You need 28.8 Watts of power. That is 12V times 2.4 A. Your battery is rated for 14.4 amps-hour. This suggest you could run your circuit for 30 minutes. But, all isn't 100%. Depending on the type of battery you have, you can't run it below a certain voltage. You need to specify battery type and calculate the time it will take to draw it down to a safe voltage b

17. ### ErnieM AAC Fanatic!

Apr 24, 2011
7,957
1,827
I see alot of noise here but very little signal.

What is this load you need to power for five minutes?

RichardO likes this.
18. ### tcmtech Distinguished Member

Nov 4, 2013
2,809
2,703
The simplest way t look at it by how many amps you need for a given run time then work that out to the equivalent of Amp per hour.

So if you need 2.4 amps for 5 minutes that's 12 amp minutes (12/60) = .2 Amp hours (200 milliamp hours) ~15% total usage of the 1.2 Ah available.

Also the general rule I use for figuring out what a typical good condtion lead acid battery of any design can handle for peak amps without excessive voltage drop and self heating effects to just take the Ah rating and multiply that by 10 which your case I would suspect that any current daw under 12 amps for a few minutes or less at a time wont bother it one bit.

Lastly batteries are a consumable since they do wear out so don't worry too much about how well or badly you treat one.
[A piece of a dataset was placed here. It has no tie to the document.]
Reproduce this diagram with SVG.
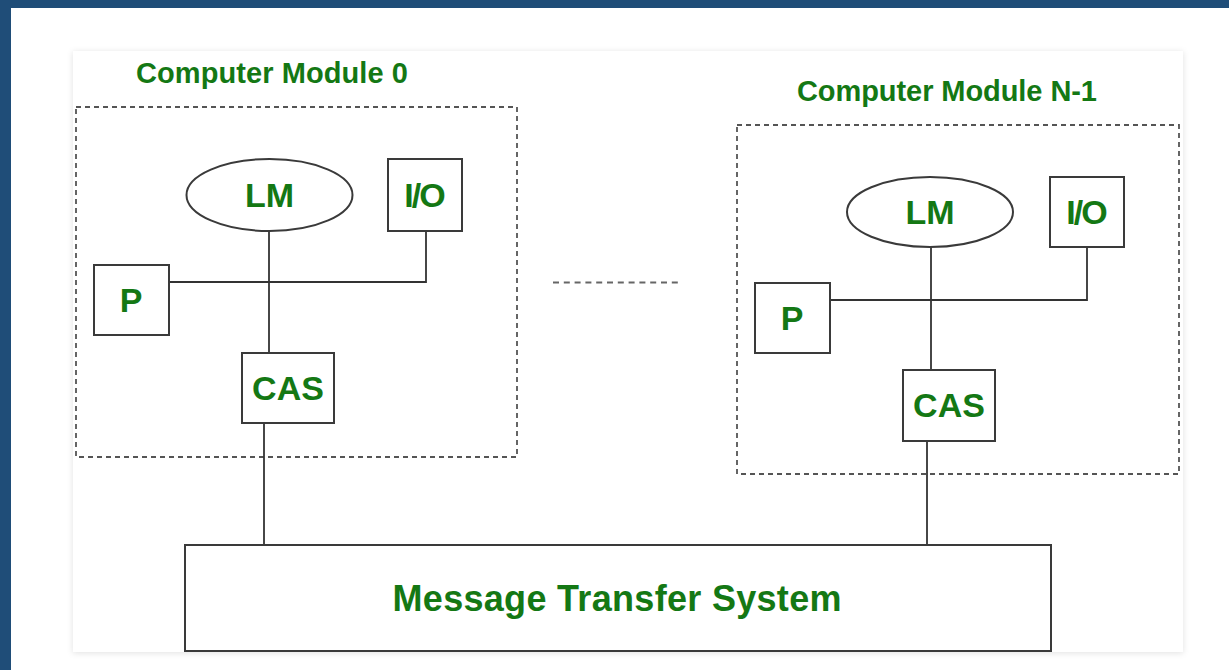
<svg xmlns="http://www.w3.org/2000/svg" width="1229" height="670" viewBox="0 0 1229 670">
  <style>
    .lbl { font-family: "Liberation Sans", Arial, sans-serif; font-weight: bold; fill: #147814; text-anchor: middle; }
    .title { font-size: 29px; text-anchor: start; }
    .big { font-size: 34px; }
    .box { fill: #ffffff; stroke: #3a3a3a; stroke-width: 2; }
    .module { fill: none; stroke: #555555; stroke-width: 1.8; stroke-dasharray: 5 4; }
    .wire { fill: none; stroke: #333333; stroke-width: 1.8; }
  </style>
  <defs>
    <filter id="panelShadow" x="-5%" y="-5%" width="110%" height="110%">
      <feGaussianBlur in="SourceAlpha" stdDeviation="3"/>
      <feOffset dx="0" dy="1" result="blur"/>
      <feFlood flood-color="#000000" flood-opacity="0.12"/>
      <feComposite in2="blur" operator="in"/>
      <feMerge><feMergeNode/><feMergeNode in="SourceGraphic"/></feMerge>
    </filter>
  </defs>

  <!-- page frame -->
  <rect x="0" y="0" width="1229" height="670" fill="#1f4d78"/>
  <rect x="11" y="8" width="1218" height="662" fill="#ffffff"/>
  <rect x="73" y="51" width="1110" height="601" fill="#ffffff" filter="url(#panelShadow)"/>

  <!-- module outlines and titles -->
  <g id="module0">
    <rect class="module" x="76" y="107" width="441" height="350"/>
    <text class="lbl title" x="136" y="83" textLength="272">Computer Module 0</text>
  </g>
  <g id="moduleN1">
    <rect class="module" x="737" y="125" width="442" height="349"/>
    <text class="lbl title" x="797" y="101" textLength="300">Computer Module N-1</text>
  </g>

  <!-- connectors -->
  <g id="connectors">
    <!-- module 0 bus -->
    <path class="wire" d="M269 231 V353"/>
    <path class="wire" d="M169 282 H426 V231"/>
    <path class="wire" d="M264 423 V545"/>
    <!-- module N-1 bus -->
    <path class="wire" d="M931 247 V370"/>
    <path class="wire" d="M830 300 H1087 V247"/>
    <path class="wire" d="M927 441 V545"/>
    <!-- ellipsis between modules -->
    <path d="M553 282.5 H682" fill="none" stroke="#666666" stroke-width="2" stroke-dasharray="6 4.8"/>
  </g>

  <!-- module 0 nodes -->
  <g id="lm0">
    <ellipse class="box" cx="269.5" cy="195" rx="83" ry="36"/>
    <text class="lbl big" x="269.5" y="207">LM</text>
  </g>
  <g id="io0">
    <rect class="box" x="388" y="159" width="74" height="72"/>
    <text class="lbl big" x="424" y="207" letter-spacing="-2">I/O</text>
  </g>
  <g id="p0">
    <rect class="box" x="94" y="265" width="75" height="70"/>
    <text class="lbl big" x="131" y="312">P</text>
  </g>
  <g id="cas0">
    <rect class="box" x="242" y="353" width="92" height="70"/>
    <text class="lbl big" x="288" y="400">CAS</text>
  </g>

  <!-- module N-1 nodes -->
  <g id="lmN1">
    <ellipse class="box" cx="930" cy="212" rx="83" ry="35"/>
    <text class="lbl big" x="930" y="224">LM</text>
  </g>
  <g id="ioN1">
    <rect class="box" x="1050" y="177" width="74" height="70"/>
    <text class="lbl big" x="1086" y="224" letter-spacing="-2">I/O</text>
  </g>
  <g id="pN1">
    <rect class="box" x="755" y="283" width="75" height="70"/>
    <text class="lbl big" x="792" y="330">P</text>
  </g>
  <g id="casN1">
    <rect class="box" x="903" y="370" width="92" height="71"/>
    <text class="lbl big" x="949" y="417">CAS</text>
  </g>

  <!-- shared message transfer system -->
  <g id="mts">
    <rect class="box" x="185" y="545" width="866" height="106"/>
    <text class="lbl" x="617" y="611" font-size="36" textLength="449">Message Transfer System</text>
  </g>
</svg>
In normal non critical applications consider if it works for the job it's obviously still good enough.

Dec 4, 2009
308
46
Your load determines the amount of current drawn from the battery. 1.2Ah spec. means that the battery can supply
- 2.4A for 1/2 hour.
- 1.2A for 1 hour.
- 0.6A for 2 hours.
Time = Ah capacity / Current in Amps.
But the Ah capacity is rated at 20 hours discharge, that is 60mA for 20 hours. If you discharge higher than that, the discharge time will be less than the computed time. Older the battery, the Ah capacity itself comes down.
Fully charge the battery, and connect your load that draws 2.4A. You could use it for about 20mins.

20. ### Devika B S Thread Starter Member

Mar 8, 2017
144
1
Its a high gain converter that converts 12V to 48V. I need to demonstrate this.